Today I'm starting my series on Doors Open, the weekend event that took place here on the fourth and fifth of June. This event has been going on in Ottawa for fifteen years, and presented over 130 sites for the public to come and visit, making it the second largest annual architectural event in North America. I won't be going in chronological order with these posts, so for some posts you'll see a mix of sun and clouds, which we had on the Saturday, or rainy conditions that we had on the Sunday.
The Malaysian High Commission is in Lowertown, close to a number of other embassies. A High Commission, for those who don't know, is the same thing as an embassy, but is the term used in countries that are both part of the Commonwealth. The building dates back to the 1960s, hence its unusual architecture (I was reminded of a mushroom), and was used as offices for L'Association Canadienne-Francais de L'Ontario at first. The Malaysian government purchased it in the 1970s.

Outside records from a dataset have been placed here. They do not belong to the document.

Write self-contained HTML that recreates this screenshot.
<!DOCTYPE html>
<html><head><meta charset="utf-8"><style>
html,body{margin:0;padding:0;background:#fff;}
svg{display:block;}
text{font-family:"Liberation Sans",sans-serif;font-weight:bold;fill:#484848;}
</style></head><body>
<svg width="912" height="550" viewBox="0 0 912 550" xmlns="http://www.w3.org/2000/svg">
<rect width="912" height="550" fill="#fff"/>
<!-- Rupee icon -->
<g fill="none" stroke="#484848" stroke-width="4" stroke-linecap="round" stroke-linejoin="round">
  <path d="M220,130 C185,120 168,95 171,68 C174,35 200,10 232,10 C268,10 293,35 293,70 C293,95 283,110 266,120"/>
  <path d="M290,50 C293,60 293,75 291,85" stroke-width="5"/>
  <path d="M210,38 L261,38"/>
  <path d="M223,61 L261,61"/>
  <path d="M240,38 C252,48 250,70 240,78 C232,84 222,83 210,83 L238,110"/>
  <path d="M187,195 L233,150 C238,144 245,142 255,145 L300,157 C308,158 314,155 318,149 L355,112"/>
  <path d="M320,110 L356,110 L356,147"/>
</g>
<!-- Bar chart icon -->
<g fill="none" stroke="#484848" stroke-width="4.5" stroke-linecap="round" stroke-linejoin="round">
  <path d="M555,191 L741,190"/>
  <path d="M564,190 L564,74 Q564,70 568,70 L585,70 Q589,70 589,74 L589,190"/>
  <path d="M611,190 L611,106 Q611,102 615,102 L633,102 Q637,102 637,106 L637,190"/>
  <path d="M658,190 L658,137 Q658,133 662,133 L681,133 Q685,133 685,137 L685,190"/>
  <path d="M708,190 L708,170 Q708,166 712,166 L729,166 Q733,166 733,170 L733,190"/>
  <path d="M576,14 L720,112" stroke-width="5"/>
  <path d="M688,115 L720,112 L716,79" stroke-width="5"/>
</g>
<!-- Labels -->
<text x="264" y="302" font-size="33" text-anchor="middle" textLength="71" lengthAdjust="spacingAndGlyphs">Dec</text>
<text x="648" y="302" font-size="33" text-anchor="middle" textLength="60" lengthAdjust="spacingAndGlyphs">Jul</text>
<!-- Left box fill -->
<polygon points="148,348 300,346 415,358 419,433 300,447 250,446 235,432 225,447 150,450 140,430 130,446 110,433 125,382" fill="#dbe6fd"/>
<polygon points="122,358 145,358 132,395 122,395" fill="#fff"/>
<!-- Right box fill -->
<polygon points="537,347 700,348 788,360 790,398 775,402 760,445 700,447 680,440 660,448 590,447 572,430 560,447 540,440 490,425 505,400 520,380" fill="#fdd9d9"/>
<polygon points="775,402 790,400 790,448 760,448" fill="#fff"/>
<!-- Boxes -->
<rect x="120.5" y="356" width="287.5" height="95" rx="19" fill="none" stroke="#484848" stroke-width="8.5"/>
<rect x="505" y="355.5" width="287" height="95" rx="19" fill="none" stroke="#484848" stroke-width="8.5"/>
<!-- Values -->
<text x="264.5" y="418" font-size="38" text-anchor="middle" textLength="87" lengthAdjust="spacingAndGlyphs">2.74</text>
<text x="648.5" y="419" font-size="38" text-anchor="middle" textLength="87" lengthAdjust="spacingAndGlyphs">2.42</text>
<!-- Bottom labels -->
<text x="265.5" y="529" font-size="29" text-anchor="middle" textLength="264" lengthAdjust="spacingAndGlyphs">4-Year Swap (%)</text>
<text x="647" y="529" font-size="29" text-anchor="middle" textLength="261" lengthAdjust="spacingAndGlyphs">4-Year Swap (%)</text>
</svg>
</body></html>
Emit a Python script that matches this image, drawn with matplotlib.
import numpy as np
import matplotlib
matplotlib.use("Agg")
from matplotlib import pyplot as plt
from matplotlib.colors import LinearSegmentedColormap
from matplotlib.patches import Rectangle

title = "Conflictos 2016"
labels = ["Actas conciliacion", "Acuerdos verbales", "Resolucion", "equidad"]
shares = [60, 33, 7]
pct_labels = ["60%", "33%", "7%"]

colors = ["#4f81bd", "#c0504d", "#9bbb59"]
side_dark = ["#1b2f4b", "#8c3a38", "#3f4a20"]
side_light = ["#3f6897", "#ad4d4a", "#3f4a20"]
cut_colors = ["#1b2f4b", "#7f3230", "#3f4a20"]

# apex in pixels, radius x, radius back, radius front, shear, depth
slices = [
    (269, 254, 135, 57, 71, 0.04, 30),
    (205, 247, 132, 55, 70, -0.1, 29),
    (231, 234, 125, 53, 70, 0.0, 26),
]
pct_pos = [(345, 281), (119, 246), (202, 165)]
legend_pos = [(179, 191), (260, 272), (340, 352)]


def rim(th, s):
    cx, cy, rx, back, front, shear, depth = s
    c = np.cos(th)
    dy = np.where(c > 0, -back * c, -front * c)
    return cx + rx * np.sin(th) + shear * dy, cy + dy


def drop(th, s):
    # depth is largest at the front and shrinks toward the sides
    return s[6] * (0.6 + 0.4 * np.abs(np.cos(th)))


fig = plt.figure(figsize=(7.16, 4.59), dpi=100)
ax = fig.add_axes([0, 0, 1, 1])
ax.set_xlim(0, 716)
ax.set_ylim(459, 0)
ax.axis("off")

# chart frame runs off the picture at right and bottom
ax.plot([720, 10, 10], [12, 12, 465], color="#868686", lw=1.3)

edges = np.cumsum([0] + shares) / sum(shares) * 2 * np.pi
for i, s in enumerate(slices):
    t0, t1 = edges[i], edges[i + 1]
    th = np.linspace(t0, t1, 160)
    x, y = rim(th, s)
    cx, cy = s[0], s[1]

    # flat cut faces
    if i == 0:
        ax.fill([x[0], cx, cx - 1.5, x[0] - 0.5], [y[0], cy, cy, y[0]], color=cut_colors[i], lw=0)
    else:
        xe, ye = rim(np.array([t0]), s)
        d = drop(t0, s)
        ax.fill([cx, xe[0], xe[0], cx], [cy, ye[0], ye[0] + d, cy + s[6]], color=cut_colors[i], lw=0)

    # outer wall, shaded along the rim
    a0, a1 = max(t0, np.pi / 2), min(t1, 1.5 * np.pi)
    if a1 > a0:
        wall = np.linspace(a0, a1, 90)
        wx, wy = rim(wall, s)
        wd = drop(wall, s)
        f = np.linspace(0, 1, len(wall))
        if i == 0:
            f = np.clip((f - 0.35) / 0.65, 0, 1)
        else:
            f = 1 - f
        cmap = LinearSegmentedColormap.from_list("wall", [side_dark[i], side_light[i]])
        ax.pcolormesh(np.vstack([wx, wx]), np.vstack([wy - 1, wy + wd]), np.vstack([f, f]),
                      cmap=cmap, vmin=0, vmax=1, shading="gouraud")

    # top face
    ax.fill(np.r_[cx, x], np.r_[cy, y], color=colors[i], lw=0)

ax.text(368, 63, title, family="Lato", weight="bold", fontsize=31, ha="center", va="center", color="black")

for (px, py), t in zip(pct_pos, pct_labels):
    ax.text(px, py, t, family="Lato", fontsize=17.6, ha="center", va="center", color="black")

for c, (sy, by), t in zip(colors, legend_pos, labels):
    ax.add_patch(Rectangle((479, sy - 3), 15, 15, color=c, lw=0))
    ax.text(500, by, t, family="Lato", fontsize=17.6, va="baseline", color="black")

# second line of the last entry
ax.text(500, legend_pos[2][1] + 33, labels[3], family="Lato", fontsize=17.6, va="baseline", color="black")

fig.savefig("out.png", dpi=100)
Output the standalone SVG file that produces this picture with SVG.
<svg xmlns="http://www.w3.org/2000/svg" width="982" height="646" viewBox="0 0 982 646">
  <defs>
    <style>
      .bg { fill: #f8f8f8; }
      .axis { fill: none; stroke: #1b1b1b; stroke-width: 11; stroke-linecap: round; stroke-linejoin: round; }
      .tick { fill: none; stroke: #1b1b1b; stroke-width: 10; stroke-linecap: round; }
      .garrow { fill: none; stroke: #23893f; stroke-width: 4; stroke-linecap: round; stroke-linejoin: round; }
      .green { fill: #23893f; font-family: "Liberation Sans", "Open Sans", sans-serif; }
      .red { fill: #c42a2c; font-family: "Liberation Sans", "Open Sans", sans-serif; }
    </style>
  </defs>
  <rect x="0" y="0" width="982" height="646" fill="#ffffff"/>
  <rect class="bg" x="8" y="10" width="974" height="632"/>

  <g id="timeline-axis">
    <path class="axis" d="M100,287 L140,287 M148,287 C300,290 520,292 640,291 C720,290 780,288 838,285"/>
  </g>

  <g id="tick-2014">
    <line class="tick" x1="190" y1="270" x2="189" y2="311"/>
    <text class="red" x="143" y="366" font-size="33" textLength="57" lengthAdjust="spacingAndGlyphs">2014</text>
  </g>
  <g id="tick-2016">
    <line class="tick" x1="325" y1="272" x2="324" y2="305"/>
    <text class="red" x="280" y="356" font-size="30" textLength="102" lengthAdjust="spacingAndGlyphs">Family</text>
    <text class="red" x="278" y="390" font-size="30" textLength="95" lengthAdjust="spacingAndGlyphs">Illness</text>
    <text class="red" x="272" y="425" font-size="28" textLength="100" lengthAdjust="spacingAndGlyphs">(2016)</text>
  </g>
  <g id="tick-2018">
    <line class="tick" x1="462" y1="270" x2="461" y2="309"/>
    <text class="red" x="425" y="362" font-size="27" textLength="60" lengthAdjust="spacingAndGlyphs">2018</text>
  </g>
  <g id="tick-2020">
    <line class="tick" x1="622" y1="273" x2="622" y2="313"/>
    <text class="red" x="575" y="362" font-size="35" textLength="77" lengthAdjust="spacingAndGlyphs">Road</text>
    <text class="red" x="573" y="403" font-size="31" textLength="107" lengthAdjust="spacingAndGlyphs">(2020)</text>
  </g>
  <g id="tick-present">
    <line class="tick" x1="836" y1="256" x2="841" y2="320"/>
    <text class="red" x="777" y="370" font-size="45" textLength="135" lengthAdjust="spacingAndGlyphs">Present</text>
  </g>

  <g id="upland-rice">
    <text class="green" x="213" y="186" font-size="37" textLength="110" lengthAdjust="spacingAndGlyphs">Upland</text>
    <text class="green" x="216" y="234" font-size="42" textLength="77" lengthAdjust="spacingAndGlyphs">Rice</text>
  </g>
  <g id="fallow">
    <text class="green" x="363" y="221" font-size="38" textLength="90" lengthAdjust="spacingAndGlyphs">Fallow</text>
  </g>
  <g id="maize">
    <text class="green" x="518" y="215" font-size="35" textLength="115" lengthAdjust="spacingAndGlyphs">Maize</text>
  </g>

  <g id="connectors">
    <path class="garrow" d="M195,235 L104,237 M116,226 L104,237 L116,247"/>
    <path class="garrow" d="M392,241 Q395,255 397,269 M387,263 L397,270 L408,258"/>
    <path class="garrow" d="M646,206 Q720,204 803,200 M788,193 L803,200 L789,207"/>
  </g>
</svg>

This is the first time I've ever been on the property, though I pass by on occasion. The place was busy- they had a Malaysian food festival going on as well- and staff were on hand to take questions. There were also displays of traditional Malaysian attire inside.
The last two shots are not from Doors Open, but from yesterday, though both buildings participated in the event this year (I never seem to make it to the registration list in time for the embassy). I thought they fit well here, given that the reason for coming down was also diplomatic, if more sombre. I went down to the U.S. Embassy yesterday to sign one of the books of condolences for the victims of the Orlando shootings. I liked the way the embassy and the Connaught Building contrasted, and that the embassy was flying the American and Pride flags at half staff, as well as hanging a Pride flag off the glass. The embassy staff had things running smoothly as people came in to sign the books, and while I was in there, there were at least two ambassadors from other countries- and probably as many as six- in the line.